How Many Drafts Will It Take?
It’s never the same for any two writers. Christopher Hitchens famously tossed things off in one gorgeous draft, and Ha Jin has said it takes a minimum of 35. (Allison K Williams has come up with a 7-draft strategy for creative books). Yet often, because most people’s revision (and later trimming, further tightening, and refining) methods are done piecemeal, it can be hard to calculate how many drafts it will take.
This is why I consider a book a sculpture, something we both work on in broad strokes as well as in micro nips and tucks when we return and assess, rework, adjust and etc. until the book is either the book we intended to write and share with the world or the book that the publisher has said is due and must therefore be done by X date whether you like it or not!
Seeing Glimpses of the End Result
If there were ever a time to let yourself get excited, now is it: you’ve written nearly an entire book for your business.

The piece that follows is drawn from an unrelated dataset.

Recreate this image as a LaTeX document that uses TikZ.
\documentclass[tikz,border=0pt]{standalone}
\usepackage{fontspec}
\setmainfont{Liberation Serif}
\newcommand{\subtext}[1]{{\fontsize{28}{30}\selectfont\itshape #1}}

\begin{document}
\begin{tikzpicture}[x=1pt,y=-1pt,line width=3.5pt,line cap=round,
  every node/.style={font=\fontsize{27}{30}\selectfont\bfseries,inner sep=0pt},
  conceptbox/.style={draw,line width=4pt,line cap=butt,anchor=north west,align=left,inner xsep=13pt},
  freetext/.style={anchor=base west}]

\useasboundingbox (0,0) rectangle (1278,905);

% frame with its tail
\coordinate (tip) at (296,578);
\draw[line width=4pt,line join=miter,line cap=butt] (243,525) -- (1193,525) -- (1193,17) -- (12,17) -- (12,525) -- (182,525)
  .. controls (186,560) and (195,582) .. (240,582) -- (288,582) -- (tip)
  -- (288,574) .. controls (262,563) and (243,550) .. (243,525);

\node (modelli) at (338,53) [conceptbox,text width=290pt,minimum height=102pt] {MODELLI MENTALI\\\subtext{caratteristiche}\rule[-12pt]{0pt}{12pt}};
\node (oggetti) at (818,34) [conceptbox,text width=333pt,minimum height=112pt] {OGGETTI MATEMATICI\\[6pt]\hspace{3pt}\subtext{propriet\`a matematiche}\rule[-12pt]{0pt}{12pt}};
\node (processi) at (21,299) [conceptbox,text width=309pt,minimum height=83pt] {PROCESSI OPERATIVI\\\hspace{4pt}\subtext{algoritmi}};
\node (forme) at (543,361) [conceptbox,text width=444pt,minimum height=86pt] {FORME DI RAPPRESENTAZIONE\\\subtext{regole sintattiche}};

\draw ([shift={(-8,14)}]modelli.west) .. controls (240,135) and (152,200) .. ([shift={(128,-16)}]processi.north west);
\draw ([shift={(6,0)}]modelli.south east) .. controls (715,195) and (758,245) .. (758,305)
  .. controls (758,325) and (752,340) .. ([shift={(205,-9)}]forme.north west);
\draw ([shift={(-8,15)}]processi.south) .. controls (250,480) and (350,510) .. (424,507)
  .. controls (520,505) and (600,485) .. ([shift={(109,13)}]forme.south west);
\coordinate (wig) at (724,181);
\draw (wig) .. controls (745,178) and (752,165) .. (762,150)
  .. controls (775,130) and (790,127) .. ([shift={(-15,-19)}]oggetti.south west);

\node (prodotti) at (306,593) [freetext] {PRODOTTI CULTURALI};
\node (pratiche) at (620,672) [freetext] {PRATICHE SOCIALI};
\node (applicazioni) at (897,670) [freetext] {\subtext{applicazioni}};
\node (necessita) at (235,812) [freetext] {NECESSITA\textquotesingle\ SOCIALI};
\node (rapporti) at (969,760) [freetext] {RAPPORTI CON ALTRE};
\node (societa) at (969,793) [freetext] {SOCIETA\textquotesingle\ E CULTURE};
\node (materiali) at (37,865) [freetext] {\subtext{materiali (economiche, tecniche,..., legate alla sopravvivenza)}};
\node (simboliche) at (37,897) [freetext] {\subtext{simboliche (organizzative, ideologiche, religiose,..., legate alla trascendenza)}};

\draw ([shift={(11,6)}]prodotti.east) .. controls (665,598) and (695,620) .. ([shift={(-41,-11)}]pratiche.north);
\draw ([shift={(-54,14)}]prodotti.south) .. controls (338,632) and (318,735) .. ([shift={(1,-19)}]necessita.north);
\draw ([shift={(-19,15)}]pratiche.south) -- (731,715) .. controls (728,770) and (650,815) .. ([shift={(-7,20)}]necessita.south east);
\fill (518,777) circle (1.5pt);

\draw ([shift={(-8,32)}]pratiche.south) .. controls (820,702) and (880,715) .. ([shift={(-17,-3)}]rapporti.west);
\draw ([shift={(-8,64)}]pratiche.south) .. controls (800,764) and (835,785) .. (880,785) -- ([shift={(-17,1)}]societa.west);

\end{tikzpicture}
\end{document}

You’re past the point of quitting, and this beautiful thing will soon be a reality.
If you have been blogging during this time and grooming your audiences for more valuable content with your platform, then when the book is on the shelf, you will already be seen as an authority in the field. This nonfiction book will enable you to reach yet more new audiences and offer you further opportunity for promoting your work through panel discussions, workshops, guest spots on podcasts, and live talks.

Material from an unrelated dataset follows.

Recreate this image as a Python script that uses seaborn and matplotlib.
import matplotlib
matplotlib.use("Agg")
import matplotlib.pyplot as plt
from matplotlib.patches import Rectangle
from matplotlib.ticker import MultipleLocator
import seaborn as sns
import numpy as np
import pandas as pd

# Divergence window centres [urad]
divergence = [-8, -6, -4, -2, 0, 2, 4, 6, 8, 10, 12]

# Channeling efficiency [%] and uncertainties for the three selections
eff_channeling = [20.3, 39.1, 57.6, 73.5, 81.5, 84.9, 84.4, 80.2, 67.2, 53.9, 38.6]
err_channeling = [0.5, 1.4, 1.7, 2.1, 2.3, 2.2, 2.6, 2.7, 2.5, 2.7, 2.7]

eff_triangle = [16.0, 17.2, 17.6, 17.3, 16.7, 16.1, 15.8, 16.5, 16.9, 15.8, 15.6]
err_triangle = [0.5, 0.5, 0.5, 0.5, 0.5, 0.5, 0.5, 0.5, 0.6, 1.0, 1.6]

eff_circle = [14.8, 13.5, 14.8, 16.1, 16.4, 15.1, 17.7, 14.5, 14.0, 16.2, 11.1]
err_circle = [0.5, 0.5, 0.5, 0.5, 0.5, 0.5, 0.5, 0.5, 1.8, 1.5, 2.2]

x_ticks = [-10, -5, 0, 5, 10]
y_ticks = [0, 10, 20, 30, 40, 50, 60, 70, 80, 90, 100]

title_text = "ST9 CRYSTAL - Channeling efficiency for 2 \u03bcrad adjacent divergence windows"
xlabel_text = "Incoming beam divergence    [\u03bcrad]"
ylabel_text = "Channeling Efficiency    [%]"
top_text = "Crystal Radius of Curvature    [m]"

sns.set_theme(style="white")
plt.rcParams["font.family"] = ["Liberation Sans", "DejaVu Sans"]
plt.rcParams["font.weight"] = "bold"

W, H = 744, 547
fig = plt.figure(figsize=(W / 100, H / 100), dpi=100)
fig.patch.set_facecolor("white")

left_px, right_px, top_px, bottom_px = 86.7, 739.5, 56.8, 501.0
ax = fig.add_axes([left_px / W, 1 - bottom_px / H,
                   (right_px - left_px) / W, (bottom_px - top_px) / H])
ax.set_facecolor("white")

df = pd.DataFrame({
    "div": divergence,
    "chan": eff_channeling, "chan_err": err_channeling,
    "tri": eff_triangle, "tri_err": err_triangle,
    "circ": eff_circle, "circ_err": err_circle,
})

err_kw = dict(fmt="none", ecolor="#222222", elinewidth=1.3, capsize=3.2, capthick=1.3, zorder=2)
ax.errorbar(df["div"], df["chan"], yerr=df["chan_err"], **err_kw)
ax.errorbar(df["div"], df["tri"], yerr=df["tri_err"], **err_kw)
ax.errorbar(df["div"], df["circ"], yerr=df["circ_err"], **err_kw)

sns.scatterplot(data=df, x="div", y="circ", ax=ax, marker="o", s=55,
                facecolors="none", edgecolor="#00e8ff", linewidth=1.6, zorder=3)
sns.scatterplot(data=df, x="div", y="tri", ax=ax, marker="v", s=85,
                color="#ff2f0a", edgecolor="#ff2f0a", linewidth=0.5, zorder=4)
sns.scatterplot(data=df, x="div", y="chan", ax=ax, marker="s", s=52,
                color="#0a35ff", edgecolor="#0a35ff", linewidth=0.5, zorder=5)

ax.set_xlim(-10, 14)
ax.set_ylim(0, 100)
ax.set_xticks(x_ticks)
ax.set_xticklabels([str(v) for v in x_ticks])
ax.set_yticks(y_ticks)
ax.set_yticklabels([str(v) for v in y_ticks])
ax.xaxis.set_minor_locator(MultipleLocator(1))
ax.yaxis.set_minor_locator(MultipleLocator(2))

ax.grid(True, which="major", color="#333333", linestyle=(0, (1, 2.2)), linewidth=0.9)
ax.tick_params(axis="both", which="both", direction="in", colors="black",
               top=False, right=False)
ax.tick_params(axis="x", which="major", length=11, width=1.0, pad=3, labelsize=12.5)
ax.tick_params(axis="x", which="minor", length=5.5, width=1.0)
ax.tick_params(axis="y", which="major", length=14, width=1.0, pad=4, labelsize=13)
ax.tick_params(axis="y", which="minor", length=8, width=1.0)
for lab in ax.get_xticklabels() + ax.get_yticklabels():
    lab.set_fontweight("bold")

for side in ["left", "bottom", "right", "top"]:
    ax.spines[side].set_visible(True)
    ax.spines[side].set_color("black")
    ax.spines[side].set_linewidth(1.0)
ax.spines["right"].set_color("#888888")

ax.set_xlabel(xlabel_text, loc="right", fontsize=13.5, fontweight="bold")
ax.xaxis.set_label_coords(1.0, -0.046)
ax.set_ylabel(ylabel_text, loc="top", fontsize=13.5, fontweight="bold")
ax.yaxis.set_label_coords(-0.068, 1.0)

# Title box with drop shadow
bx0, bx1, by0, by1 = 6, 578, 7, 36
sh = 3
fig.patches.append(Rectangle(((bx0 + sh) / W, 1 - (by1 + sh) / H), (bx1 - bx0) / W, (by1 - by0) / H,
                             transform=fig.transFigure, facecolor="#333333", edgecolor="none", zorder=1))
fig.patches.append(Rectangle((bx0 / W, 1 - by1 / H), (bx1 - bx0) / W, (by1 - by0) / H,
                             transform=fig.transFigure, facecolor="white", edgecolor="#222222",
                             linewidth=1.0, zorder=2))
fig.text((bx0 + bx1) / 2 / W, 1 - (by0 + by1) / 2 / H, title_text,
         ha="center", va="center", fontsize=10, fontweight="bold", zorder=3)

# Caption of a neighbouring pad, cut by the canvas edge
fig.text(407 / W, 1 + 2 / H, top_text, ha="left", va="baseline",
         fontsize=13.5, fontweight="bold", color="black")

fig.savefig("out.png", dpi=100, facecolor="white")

If you’re feeling some regret for having trimmed your draft down to size because it’s hard to let go of those ideas (and it is, so honouring this feeling is perfectly fine), it’s important to remember you’ve in fact trimmed down your book for the benefit of its ideas, purpose, and your reader.
Your nonfiction book will carry you, and your business, far into the future. Everything you had to let go? How lucky you are: that cut material will very likely become your next book.